While the fees seem minor for each one, collectively over time they do add up and increase the expense of the mortgage loan.

 

How to Minimise Loan Against Property Charges

Hidden charges can significantly increase the cost of borrowing. Here are some effective strategies to minimise loan against property fees and charges:

 

1. Compare Lenders Before Applying

Different banks and financial institutions have varying fee structures. Before applying, borrowers should compare multiple lenders to find the one with the lowest processing fees and other charges.

2. Negotiate Processing Fees

Most banks offer negotiable processing charges, especially for high-value loans. Borrowers with a favourable credit score (750+), steady income, and sound financial status can negotiate lower fees.

3. Search for Festive Offers and Waivers

During festive seasons, the majority of banks waive or refund loan processing fees and documentation charges. Borrowers need to search for such offer plans before applying.

4. Choose a Lender with Low Prepayment Penalties

Borrowers who want to prepay the loan should select lenders who impose low or no prepayment charges.
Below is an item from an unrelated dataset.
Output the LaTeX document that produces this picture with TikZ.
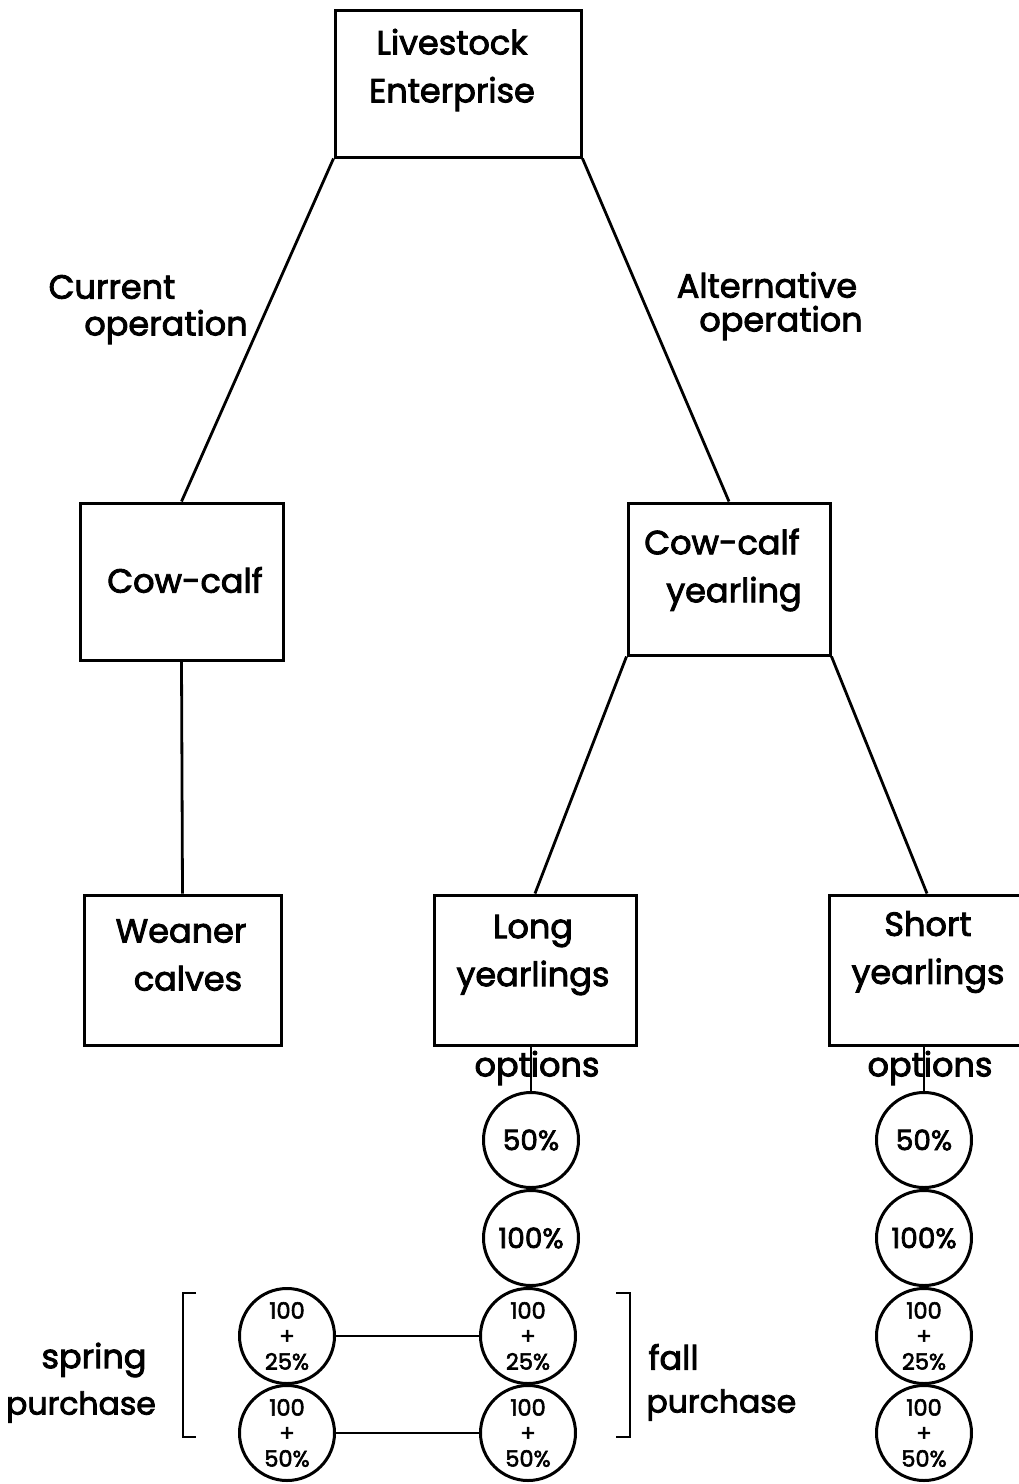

Floating-rate loans, by policy, do not include prepayment penalties, and thus are a better choice for prepayment.

 

5. Read the Loan Agreement Closely

Borrowers should read the loan agreement carefully, especially with regard to hidden charges, foreclosure charges, and administrative charges.

 

Conclusion

Taking a loan against property is a major financial commitment, and borrowers need to be familiar with all associated costs and charges. Other hidden costs like processing fees, legal fees, foreclosure charges, and administrative charges can increase significantly to the total cost of the loan.

With lender comparison, fee negotiation, and understanding prepayment terms, borrowers can avoid unnecessary expenses and have an easy borrowing experience.

Before obtaining a mortgage loan, always read the loan contract thoroughly and get all fees explained by the lender so you are not surprised in the future. Knowing about mortgage loan fees will enable you to make a wise financial decision and save money in the long term.